Shortly after Biden clinched enough electoral votes to win the presidency, Barr authorized the Justice Department to look into the president's claims of voting "irregularities." At the time, Barr noted in his memo to assistant attorneys general that most instances of "election misconduct" are never at a scale that would impact the outcome of a federal election.

Still, Barr's comments to the AP on Tuesday appeared to be the first time that he has publicly disputed the president's allegations of widespread voter fraud.

Shortly after the interview was published, Barr was seen entering the White House for unknown reasons. A White House spokesperson declined to comment, referring BuzzFeed News to the Justice Department.

Justice Department spokesperson Kerri Kupec told a pool reporter that Barr was at the White House “for a previously scheduled meeting.”

Over the summer, the attorney general pushed the baseless claim that foreign powers could manipulate mail-in ballots and therefore create widespread voter fraud. He never offered any evidence to support that idea, telling CNN anchor Wolf Blitzer that he was basing the theory on "logic."

In his interview with the AP, Barr also appeared to rebuke an unsubstantiated theory of a vast, well-funded conspiracy pushed by the Trump campaign's legal team as it tried to delay the certification of results. Attorneys for the campaign recently attempted to draw connections among the companies that produced electronic voting and ballot-counting systems and the Clinton Foundation, investor and philanthropist George Soros, the self-described "antifa," and the Venezuelan government.

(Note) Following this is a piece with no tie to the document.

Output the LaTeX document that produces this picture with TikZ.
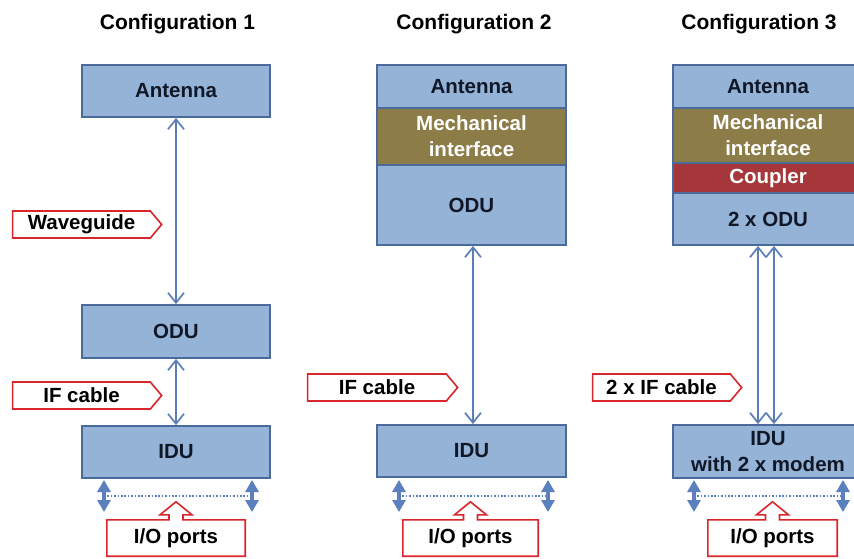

“There’s been one assertion that would be systemic fraud, and that would be the claim that machines were programmed essentially to skew the election results. And the DHS and DOJ have looked into that, and so far, we haven’t seen anything to substantiate that,” Barr said.

In a statement Tuesday, the Trump campaign's legal team dismissed the attorney general's comments, saying that "his opinion appears to be without any knowledge or investigation of the substantial irregularities and evidence of systemic fraud.”

“With all due respect to the Attorney General, there hasn’t been any semblance of a Department of Justice investigation," campaign lawyers Rudy Giuliani and Jenna Ellis said in the statement.

The lawyers provided no such evidence for their claims.